Pocas personas permanecen al lado de otras simplemente por el placer de estar juntos. Se nos inculca que la soledad es mala, triste, y que las cosas no saben igual si no es en compañía, que es imposible disfrutar solo. ¿Acaso no sigue siendo de avellana el helado que estás saboreando si no hay alguien a tu lado? ¿Deja de estar delicioso si no hay alguien a quien contarle lo rico que está? Y de esta forma nos entra el pánico ante la idea de quedarnos solos, sin una persona que creamos que nos necesita tanto como nosotros a ella. Creamos dependencia. Por ello en muy pocos casos se da el amor auténtico, que debería ser, ante todo, libre. Pocas veces el motivo real para permenecer al lado de alguien es por simple y puro amor, sino más bien es fruto de la necesidad que tenemos a formar parte de algo, y del miedo a perder la identidad y el valor si no somos «la novia de…» o «el marido de…», a soportar las miradas de lástima en la gente porque «pobrecita está sola, nadie la quiere»-utilizo el femenino porque en este caso las mujeres son las que se sienten más desvalidas-, y en un mundo que venera la juventud y la belleza, este miedo crece proporcionalmente a la cantidad de vueltas que da el planeta alrededor del sol.

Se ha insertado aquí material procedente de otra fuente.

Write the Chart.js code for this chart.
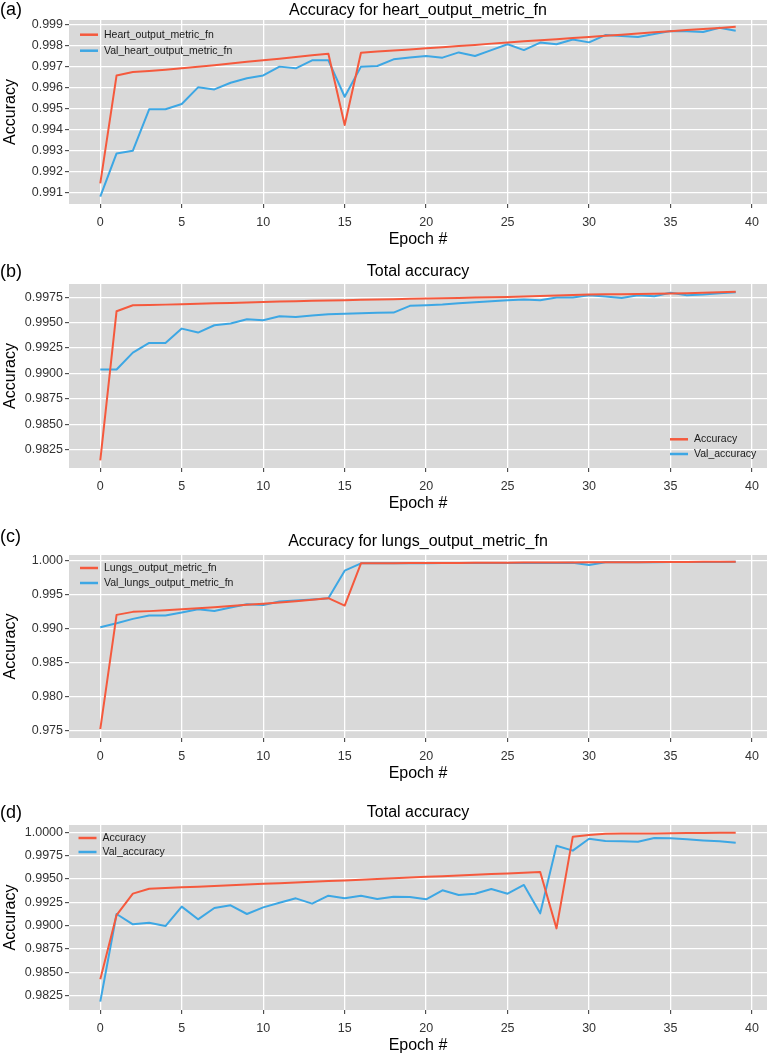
<!DOCTYPE html>
<html lang="en">
<head>
<meta charset="UTF-8">
<title>Accuracy curves</title>
<script src="https://cdn.jsdelivr.net/npm/chart.js"></script>
<style>
  body { margin: 0; background: #fff; }
  #wrap { position: relative; width: 767px; height: 1055px; overflow: hidden; }
  canvas { position: absolute; left: 0; }
</style>
</head>
<body>
<div id="wrap">
  <canvas id="chartA" width="767" height="252" style="top:0px"></canvas>
  <canvas id="chartB" width="767" height="264" style="top:252px"></canvas>
  <canvas id="chartC" width="767" height="270" style="top:516px"></canvas>
  <canvas id="chartD" width="767" height="272" style="top:786px"></canvas>
</div>
<script>
// epochs (x categories)
const epochs = [0,1,2,3,4,5,6,7,8,9,10,11,12,13,14,15,16,17,18,19,20,21,22,23,24,25,26,27,28,29,30,31,32,33,34,35,36,37,38,39];
const xTickLabels = ['0','5','10','15','20','25','30','35','40'];

// (a) heart output
const heartTrain = [0.99143,0.99659,0.99675,0.99680,0.99686,0.99693,0.99700,0.99708,0.99716,0.99724,0.99731,0.99739,0.99747,0.99755,0.99763,0.99422,0.99767,0.99773,0.99778,0.99783,0.99789,0.99794,0.99800,0.99805,0.99811,0.99816,0.99822,0.99827,0.99832,0.99838,0.99843,0.99849,0.99854,0.99859,0.99865,0.99870,0.99876,0.99881,0.99886,0.99892];
const heartVal = [0.99079,0.99286,0.99299,0.99497,0.99497,0.99522,0.99602,0.99592,0.99624,0.99645,0.99659,0.99701,0.99693,0.99731,0.99731,0.99557,0.99701,0.99704,0.99736,0.99745,0.99752,0.99744,0.99769,0.99752,0.99780,0.99808,0.99780,0.99816,0.99808,0.99831,0.99817,0.99852,0.99847,0.99843,0.99857,0.99871,0.99870,0.99867,0.99887,0.99873];
const yLabelsA = ['0.991','0.992','0.993','0.994','0.995','0.996','0.997','0.998','0.999'];

// (b) total accuracy, first model
const totalTrainB = [0.98145,0.99612,0.99671,0.99674,0.99677,0.99681,0.99685,0.99690,0.99694,0.99699,0.99704,0.99707,0.99710,0.99714,0.99717,0.99720,0.99724,0.99728,0.99731,0.99734,0.99737,0.99740,0.99743,0.99746,0.99750,0.99753,0.99757,0.99762,0.99766,0.99771,0.99776,0.99778,0.99780,0.99782,0.99784,0.99786,0.99790,0.99794,0.99799,0.99803];
const totalValB = [0.99038,0.99038,0.99205,0.99300,0.99300,0.99441,0.99402,0.99474,0.99491,0.99533,0.99524,0.99563,0.99556,0.99569,0.99583,0.99586,0.99592,0.99596,0.99599,0.99665,0.99671,0.99678,0.99691,0.99701,0.99711,0.99720,0.99727,0.99720,0.99747,0.99747,0.99770,0.99757,0.99743,0.99770,0.99760,0.99793,0.99770,0.99776,0.99789,0.99799];
const yLabelsB = ['0.9825','0.9850','0.9875','0.9900','0.9925','0.9950','0.9975'];

// (c) lungs output
const lungsTrain = [0.97524,0.99203,0.99247,0.99258,0.99270,0.99285,0.99300,0.99316,0.99332,0.99350,0.99368,0.99386,0.99404,0.99424,0.99448,0.99340,0.99961,0.99962,0.99963,0.99964,0.99965,0.99966,0.99967,0.99968,0.99969,0.99970,0.99971,0.99972,0.99973,0.99974,0.99975,0.99976,0.99977,0.99978,0.99979,0.99980,0.99981,0.99982,0.99983,0.99985];
const lungsVal = [0.99022,0.99080,0.99144,0.99193,0.99193,0.99237,0.99286,0.99261,0.99310,0.99359,0.99349,0.99398,0.99413,0.99428,0.99447,0.99853,0.99961,0.99962,0.99962,0.99963,0.99963,0.99964,0.99964,0.99965,0.99965,0.99966,0.99966,0.99967,0.99967,0.99968,0.99936,0.99975,0.99976,0.99977,0.99978,0.99979,0.99980,0.99980,0.99981,0.99982];
const yLabelsC = ['0.975','0.980','0.985','0.990','0.995','1.000'];

// (d) total accuracy, second model
const totalTrainD = [0.98425,0.99114,0.99343,0.99396,0.99404,0.99411,0.99418,0.99425,0.99433,0.99440,0.99448,0.99455,0.99463,0.99470,0.99478,0.99485,0.99493,0.99500,0.99508,0.99515,0.99523,0.99530,0.99538,0.99545,0.99553,0.99560,0.99568,0.99575,0.98971,0.99954,0.99971,0.99986,0.99987,0.99988,0.99989,0.99990,0.99992,0.99993,0.99995,0.99996];
const totalValD = [0.98186,0.99125,0.99014,0.99032,0.98996,0.99204,0.99068,0.99189,0.99218,0.99125,0.99196,0.99246,0.99293,0.99236,0.99321,0.99293,0.99321,0.99286,0.99311,0.99307,0.99282,0.99379,0.99329,0.99343,0.99393,0.99343,0.99436,0.99132,0.99857,0.99804,0.99932,0.99907,0.99904,0.99900,0.99939,0.99936,0.99925,0.99914,0.99904,0.99889];
const yLabelsD = ['0.9825','0.9850','0.9875','0.9900','0.9925','0.9950','0.9975','1.0000'];

const RED = '#F5593D';
const BLUE = '#3DA7E4';
const FONT = "'Liberation Sans', Arial, Helvetica, sans-serif";

Chart.defaults.font.family = FONT;

// grey panel, title, tag and the little legend (ggplot look)
const panelDecor = {
  id: 'panelDecor',
  beforeDraw(chart) {
    const { ctx, chartArea: a } = chart;
    ctx.save();
    ctx.fillStyle = '#D9D9D9';
    ctx.fillRect(a.left, a.top, a.right - a.left, a.bottom - a.top);
    ctx.restore();
  },
  afterDraw(chart, args, o) {
    const { ctx, chartArea: a } = chart;
    ctx.save();
    ctx.textBaseline = 'middle';
    ctx.fillStyle = '#000';
    ctx.font = '16px ' + FONT;
    ctx.textAlign = 'center';
    ctx.fillText(o.title, (a.left + a.right) / 2, o.titleY);
    ctx.font = '18px ' + FONT;
    ctx.textAlign = 'left';
    ctx.fillText(o.tag, 0, o.tagY);

    ctx.font = '10.5px ' + FONT;
    chart.data.datasets.forEach((ds, i) => {
      const y = o.legY + i * o.legGap;
      ctx.strokeStyle = ds.borderColor;
      ctx.lineWidth = 2.5;
      ctx.beginPath();
      ctx.moveTo(o.legX, y);
      ctx.lineTo(o.legX + 18, y);
      ctx.stroke();
      ctx.fillStyle = '#1A1A1A';
      ctx.fillText(ds.label, o.legX + 24, y);
    });
    ctx.restore();
  }
};

function makeChart(id, p) {
  const ctx = document.getElementById(id).getContext('2d');
  const yVals = p.yLabels.map(Number);
  const xVals = xTickLabels.map(Number);
  return new Chart(ctx, {
    type: 'line',
    data: {
      datasets: [
        { label: p.names[0], data: epochs.map((e, i) => ({ x: e, y: p.train[i] })), borderColor: RED },
        { label: p.names[1], data: epochs.map((e, i) => ({ x: e, y: p.val[i] })), borderColor: BLUE }
      ]
    },
    options: {
      responsive: false,
      animation: false,
      datasets: { line: { borderWidth: 2, pointRadius: 0, tension: 0, fill: false, borderJoinStyle: 'round' } },
      layout: { padding: { top: p.padTop, left: 0, right: 0, bottom: 0 } },
      plugins: {
        legend: { display: false },
        tooltip: { enabled: false },
        panelDecor: p.decor
      },
      scales: {
        x: {
          type: 'linear', min: -1.92, max: 40.92,
          afterBuildTicks: s => { s.ticks = xVals.map(v => ({ value: v })); },
          afterFit: s => { s.height = 48; },
          ticks: { autoSkip: false, maxRotation: 0, padding: 7, color: '#333', font: { size: 12.5 },
                   callback: (v, i) => xTickLabels[i] },
          grid: { color: '#FFFFFF', lineWidth: 1.3, tickColor: '#333', tickLength: 4, tickWidth: 1 },
          border: { display: false },
          title: { display: true, text: 'Epoch #', color: '#000', font: { size: 16 }, padding: { top: 0, bottom: 2.4 } }
        },
        y: {
          type: 'linear', min: p.yMin, max: p.yMax,
          afterBuildTicks: s => { s.ticks = yVals.map(v => ({ value: v })); },
          afterFit: s => { s.width = 69; },
          ticks: { autoSkip: false, padding: 2, color: '#333', font: { size: 12.5 },
                   callback: (v, i) => p.yLabels[i] },
          grid: { color: '#FFFFFF', lineWidth: 1.3, tickColor: '#333', tickLength: 4, tickWidth: 1 },
          border: { display: false },
          title: { display: true, text: 'Accuracy', color: '#000', font: { size: 16 }, padding: { top: 1.4, bottom: 0 } }
        }
      }
    },
    plugins: [panelDecor]
  });
}

makeChart('chartA', {
  train: heartTrain, val: heartVal, yLabels: yLabelsA, yMin: 0.99044, yMax: 0.99924, padTop: 20,
  names: ['Heart_output_metric_fn', 'Val_heart_output_metric_fn'],
  decor: { title: 'Accuracy for heart_output_metric_fn', titleY: 11, tag: '(a)', tagY: 10, legX: 80, legY: 34.7, legGap: 16 }
});
makeChart('chartB', {
  train: totalTrainB, val: totalValB, yLabels: yLabelsB, yMin: 0.98069, yMax: 0.99880, padTop: 32,
  names: ['Accuracy', 'Val_accuracy'],
  decor: { title: 'Total accuracy', titleY: 20, tag: '(b)', tagY: 19.7, legX: 670, legY: 187.3, legGap: 14.7 }
});
makeChart('chartC', {
  train: lungsTrain, val: lungsVal, yLabels: yLabelsC, yMin: 0.97393, yMax: 1.00083, padTop: 39,
  names: ['Lungs_output_metric_fn', 'Val_lungs_output_metric_fn'],
  decor: { title: 'Accuracy for lungs_output_metric_fn', titleY: 25.7, tag: '(c)', tagY: 20.7, legX: 80, legY: 52, legGap: 15 }
});
makeChart('chartD', {
  train: totalTrainD, val: totalValD, yLabels: yLabelsD, yMin: 0.98096, yMax: 1.00079, padTop: 39,
  names: ['Accuracy', 'Val_accuracy'],
  decor: { title: 'Total accuracy', titleY: 27, tag: '(d)', tagY: 27.3, legX: 78.5, legY: 52, legGap: 14 }
});
</script>
</body>
</html>
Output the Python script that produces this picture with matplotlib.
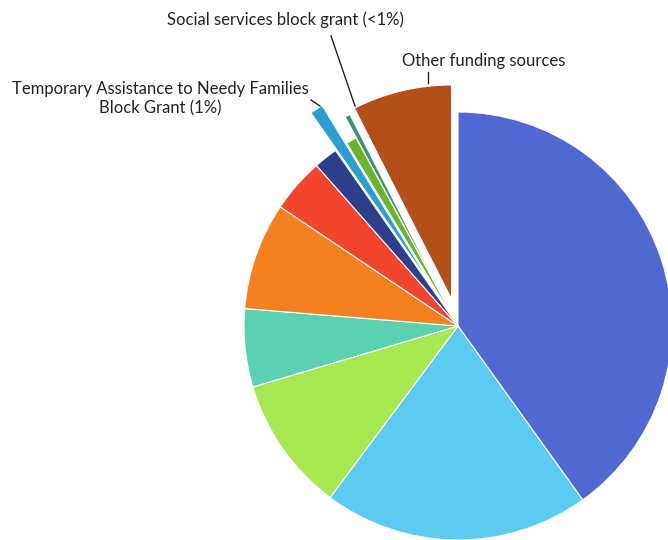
import numpy as np
import matplotlib.pyplot as plt

# 数据（顺时针，从12点方向开始）
shares = [40.1, 20.1, 10.2, 5.9, 8.1, 4.1, 1.8, 1.0, 0.8, 0.4, 7.5]
colors = ['#5068d2', '#5ccbf3', '#a6e84f', '#58d2b0', '#f5801f', '#f2452c',
          '#2d3e8a', '#2a9fd0', '#6cb42a', '#3e9077', '#b3501a']
explode_frac = [0, 0, 0, 0, 0, 0, 0, 0.21, 0, 0.11, 0.13]

label_tanf = 'Temporary Assistance to Needy Families\nBlock Grant (1%)'
label_social = 'Social services block grant (<1%)'
label_other = 'Other funding sources'

plt.rcParams['font.family'] = ['Lato', 'DejaVu Sans']

fig = plt.figure(figsize=(6.68, 5.40), dpi=100)
ax = fig.add_axes([0, 0, 1, 1])

# 饼图，坐标单位即像素；explode 在 matplotlib 中是绝对距离
cx, cy, r = 458, 540 - 326, 214
explode = [e * r for e in explode_frac]
ax.pie(shares, colors=colors, explode=explode, startangle=90, counterclock=False,
       center=(cx, cy), radius=r, frame=True,
       wedgeprops=dict(edgecolor='white', linewidth=0.8))

ax.set_xlim(0, 668)
ax.set_ylim(0, 540)
ax.set_aspect('equal')
ax.axis('off')

# 标签和引线
ax.text(285, 540 - 20, label_social, ha='center', va='center', fontsize=12, color='#222222')
ax.plot([331, 355], [540 - 36, 540 - 106], color='#222222', lw=1.0)

ax.text(484, 540 - 61, label_other, ha='center', va='center', fontsize=12, color='#222222')
ax.plot([428, 428], [540 - 72, 540 - 83], color='#222222', lw=1.0)

ax.text(160, 540 - 99, label_tanf, ha='center', va='center', fontsize=12,
        color='#222222', linespacing=1.25)
ax.plot([311, 320], [540 - 100, 540 - 106], color='#222222', lw=1.0)

fig.savefig('out.png', dpi=100)
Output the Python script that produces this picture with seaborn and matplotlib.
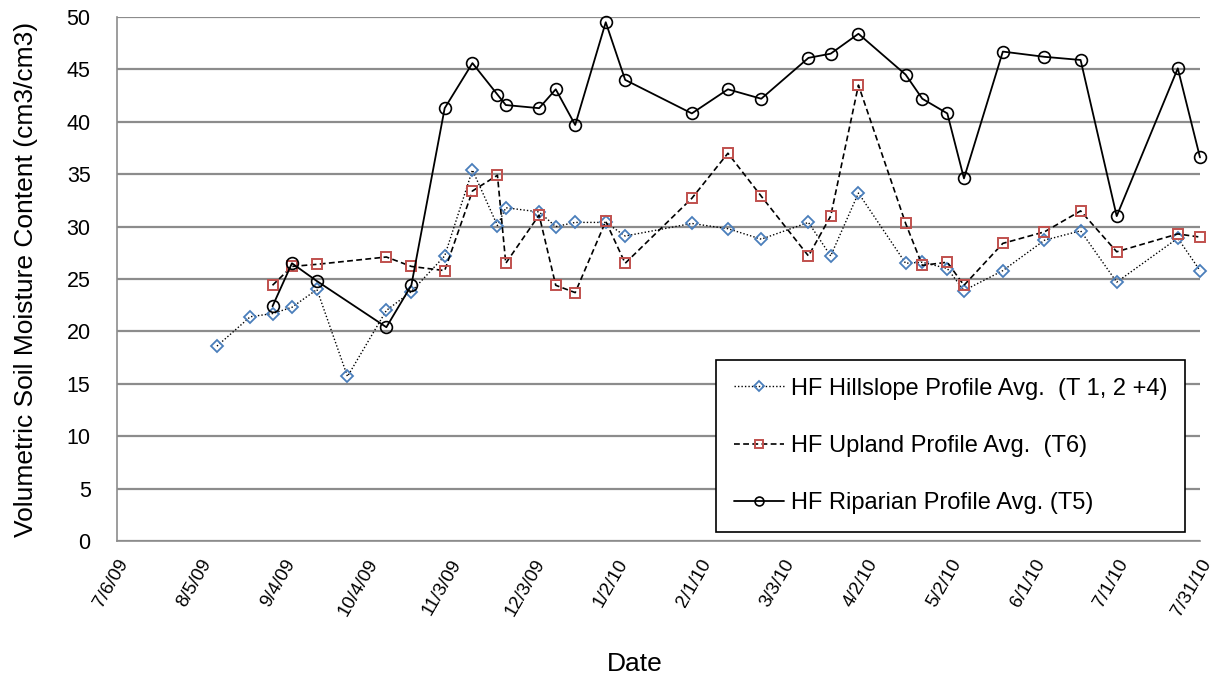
"""
Volumetric soil moisture by profile position, HF site, 2009-2010
"""

import pandas as pd
import matplotlib
matplotlib.use("Agg")
import matplotlib.pyplot as plt
import seaborn as sns

# sample dates
hill_dates = ['2009-08-11', '2009-08-23', '2009-08-31', '2009-09-07', '2009-09-16',
              '2009-09-27', '2009-10-11', '2009-10-20', '2009-11-01', '2009-11-11',
              '2009-11-20', '2009-11-23', '2009-12-05', '2009-12-11', '2009-12-18',
              '2009-12-29', '2010-01-05', '2010-01-29', '2010-02-11', '2010-02-23',
              '2010-03-12', '2010-03-20', '2010-03-30', '2010-04-16', '2010-04-22',
              '2010-05-01', '2010-05-07', '2010-05-21', '2010-06-05', '2010-06-18',
              '2010-07-01', '2010-07-23', '2010-07-31']
hillslope = [18.6, 21.4, 21.7, 22.3, 24.0, 15.7, 22.0, 23.8, 27.2, 35.4,
             30.1, 31.8, 31.4, 30.0, 30.4, 30.4, 29.1, 30.3, 29.8, 28.8,
             30.4, 27.2, 33.2, 26.5, 26.6, 26.0, 23.9, 25.8, 28.7, 29.6,
             24.7, 28.9, 25.8]

# upland and riparian start on 8/31/09 and skip 9/27/09
site_dates = ['2009-08-31', '2009-09-07', '2009-09-16', '2009-10-11', '2009-10-20',
              '2009-11-01', '2009-11-11', '2009-11-20', '2009-11-23', '2009-12-05',
              '2009-12-11', '2009-12-18', '2009-12-29', '2010-01-05', '2010-01-29',
              '2010-02-11', '2010-02-23', '2010-03-12', '2010-03-20', '2010-03-30',
              '2010-04-16', '2010-04-22', '2010-05-01', '2010-05-07', '2010-05-21',
              '2010-06-05', '2010-06-18', '2010-07-01', '2010-07-23', '2010-07-31']
upland = [24.4, 26.2, 26.4, 27.1, 26.2, 25.8, 33.4, 34.9, 26.5, 31.1,
          24.4, 23.7, 30.5, 26.5, 32.7, 37.0, 32.9, 27.2, 31.0, 43.5,
          30.3, 26.3, 26.6, 24.4, 28.4, 29.5, 31.5, 27.6, 29.3, 29.0]
riparian = [22.4, 26.5, 24.8, 20.4, 24.4, 41.3, 45.6, 42.6, 41.6, 41.3,
            43.1, 39.7, 49.5, 44.0, 40.8, 43.1, 42.2, 46.1, 46.5, 48.4,
            44.5, 42.2, 40.8, 34.6, 46.7, 46.2, 45.9, 31.0, 45.1, 36.6]

labels = ['HF Hillslope Profile Avg.  (T 1, 2 +4)',
          'HF Upland Profile Avg.  (T6)',
          'HF Riparian Profile Avg. (T5)']

sns.set_style("white")
plt.rcParams['font.family'] = ['Liberation Sans', 'DejaVu Sans']
plt.rcParams['text.color'] = 'black'
plt.rcParams['axes.labelcolor'] = 'black'
plt.rcParams['xtick.color'] = 'black'
plt.rcParams['ytick.color'] = 'black'

df_hill = pd.DataFrame({'date': pd.to_datetime(hill_dates), 'value': hillslope})
df_up = pd.DataFrame({'date': pd.to_datetime(site_dates), 'value': upland})
df_rip = pd.DataFrame({'date': pd.to_datetime(site_dates), 'value': riparian})

fig = plt.figure(figsize=(12.22, 6.88), dpi=100)
ax = fig.add_axes([117 / 1222, 1 - 541 / 688, (1200 - 117) / 1222, (541 - 17) / 688])

sns.lineplot(data=df_hill, x='date', y='value', ax=ax, color='black', lw=1.0,
             linestyle=(0, (1, 1.5)), marker='D', markersize=6.5,
             markerfacecolor='none', markeredgecolor='#4a7ebb', markeredgewidth=1.3,
             label=labels[0], clip_on=False)
sns.lineplot(data=df_up, x='date', y='value', ax=ax, color='black', lw=1.2,
             linestyle=(0, (3.5, 2)), marker='s', markersize=7.5,
             markerfacecolor='none', markeredgecolor='#c0504d', markeredgewidth=1.4,
             label=labels[1], clip_on=False)
sns.lineplot(data=df_rip, x='date', y='value', ax=ax, color='black', lw=1.3,
             marker='o', markersize=8.5, markerfacecolor='none',
             markeredgecolor='black', markeredgewidth=1.2, label=labels[2],
             clip_on=False)

# axes setup
start = pd.Timestamp('2009-07-06')
ticks = pd.date_range(start, periods=14, freq='30D')
ax.set_xlim(start, pd.Timestamp('2010-07-31'))
ax.set_xticks(ticks)
ax.set_xticklabels([f"{d.month}/{d.day}/{d.strftime('%y')}" for d in ticks],
                   rotation=60, ha='right', rotation_mode='anchor', fontsize=13.5)
ax.set_ylim(0, 50)
ax.set_yticks(range(0, 51, 5))
ax.tick_params(axis='y', labelsize=15.5, length=0, pad=19, labelcolor='black')
ax.tick_params(axis='x', length=0, pad=11, labelcolor='black')
ax.yaxis.grid(True, color='#8c8c8c', lw=1.6)
ax.xaxis.grid(False)
for side in ['top', 'right']:
    ax.spines[side].set_visible(False)
for side in ['left', 'bottom']:
    ax.spines[side].set_color('#8c8c8c')
    ax.spines[side].set_linewidth(1.2)

ax.set_xlabel('Date', fontsize=19, color='black')
ax.xaxis.set_label_coords(0.478, -0.212)
ax.set_ylabel('Volumetric Soil Moisture Content (cm3/cm3)', fontsize=19, color='black')
ax.yaxis.set_label_coords(-0.073, 0.5)

leg = ax.legend(loc='lower right', bbox_to_anchor=(0.986, 0.017), fontsize=17,
                frameon=True, fancybox=False, edgecolor='black', framealpha=1,
                handlelength=2.1, handletextpad=0.3, labelspacing=1.5,
                borderpad=0.75, markerscale=0.75, borderaxespad=0,
                labelcolor='black')
leg.get_frame().set_linewidth(1.2)

plt.savefig('out.png', dpi=100)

¿Por qué pensamos que el amor auténtico es el no poder vivir sin la otra persona, el contar los minutos que faltan para poder estar de nuevo con el otro? Las canciones, las películas, los libros no conciben el amor si ausencia no es agonía, si el sentimiento no invita a querer poseer al otro (eres mía, soy tuyo…), si no se está dispuesto al sacrificio.
Pero si te duele la tripa, te duele a sólo a ti. Tu sufrimiento, por mucha gente querida que tengas al lado, lo sufres tu sólo. Cierto que parece que la pena en compañía es menos pena, y en verdad así es. Pero es imposible estar cien por cien con alguien. Siempre llegan los momentos en los que tendrás que enfrentarte contigo mismo, con tu mente, tus recuerdos, tus temores y tus dolores. La pregunta es ¿por qué no podemos también disfrutar solos?